**Task details**
Images should be left out, and everything else in the listing reproduced exactly.

**Source data**
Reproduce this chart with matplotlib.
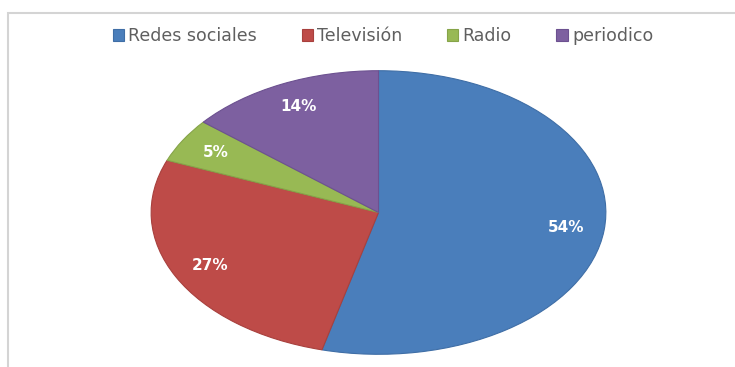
import matplotlib
matplotlib.use("Agg")
import matplotlib.pyplot as plt
from matplotlib.patches import Rectangle

# media share survey
medios = ["Redes sociales", "Televisión", "Radio", "periodico"]
porcentajes = [54, 27, 5, 14]
colores = ["#4a7ebb", "#be4b48", "#98b954", "#7d60a0"]
bordes = ["#3f6ea6", "#a8403d", "#86a449", "#6c5190"]

fig = plt.figure(figsize=(7.35, 3.67), dpi=100)
fig.patch.set_facecolor("white")

# light chart frame
fig.add_artist(Rectangle((8 / 735, -0.05), 1.0, (367 - 13) / 367 + 0.05,
                         transform=fig.transFigure, fill=False,
                         edgecolor="#d4d4d4", linewidth=1.5))

ax = fig.add_axes([150 / 735, 12 / 367, 457 / 735, 285 / 367])
wedges, _, autotexts = ax.pie(
    porcentajes, colors=colores, startangle=90, counterclock=False,
    autopct="%d%%", pctdistance=0.83, radius=1.0,
    wedgeprops=dict(linewidth=0.8),
    textprops=dict(color="white", fontsize=11, fontweight="bold"))
for w, ec in zip(wedges, bordes):
    w.set_edgecolor(ec)
ax.set_aspect("auto")
ax.set_xlim(-1.005, 1.005)
ax.set_ylim(-1.005, 1.005)
ax.axis("off")

fig.legend(wedges, medios, loc="center", bbox_to_anchor=(383 / 735, 1 - 36 / 367),
           ncol=4, frameon=False, fontsize=12.5, handlelength=0.65, handleheight=0.65,
           handletextpad=0.25, columnspacing=2.57, labelcolor="#5f5f5f")

fig.savefig("out.png", dpi=100, facecolor="white")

**Answer to this problem**
Reproduce this chart with matplotlib.
import matplotlib
matplotlib.use("Agg")
import matplotlib.pyplot as plt
from matplotlib.patches import Rectangle

# media share survey
medios = ["Redes sociales", "Televisión", "Radio", "periodico"]
porcentajes = [54, 27, 5, 14]
colores = ["#4a7ebb", "#be4b48", "#98b954", "#7d60a0"]
bordes = ["#3f6ea6", "#a8403d", "#86a449", "#6c5190"]

fig = plt.figure(figsize=(7.35, 3.67), dpi=100)
fig.patch.set_facecolor("white")

# light chart frame
fig.add_artist(Rectangle((8 / 735, -0.05), 1.0, (367 - 13) / 367 + 0.05,
                         transform=fig.transFigure, fill=False,
                         edgecolor="#d4d4d4", linewidth=1.5))

ax = fig.add_axes([150 / 735, 12 / 367, 457 / 735, 285 / 367])
wedges, _, autotexts = ax.pie(
    porcentajes, colors=colores, startangle=90, counterclock=False,
    autopct="%d%%", pctdistance=0.83, radius=1.0,
    wedgeprops=dict(linewidth=0.8),
    textprops=dict(color="white", fontsize=11, fontweight="bold"))
for w, ec in zip(wedges, bordes):
    w.set_edgecolor(ec)
ax.set_aspect("auto")
ax.set_xlim(-1.005, 1.005)
ax.set_ylim(-1.005, 1.005)
ax.axis("off")

fig.legend(wedges, medios, loc="center", bbox_to_anchor=(383 / 735, 1 - 36 / 367),
           ncol=4, frameon=False, fontsize=12.5, handlelength=0.65, handleheight=0.65,
           handletextpad=0.25, columnspacing=2.57, labelcolor="#5f5f5f")

fig.savefig("out.png", dpi=100, facecolor="white")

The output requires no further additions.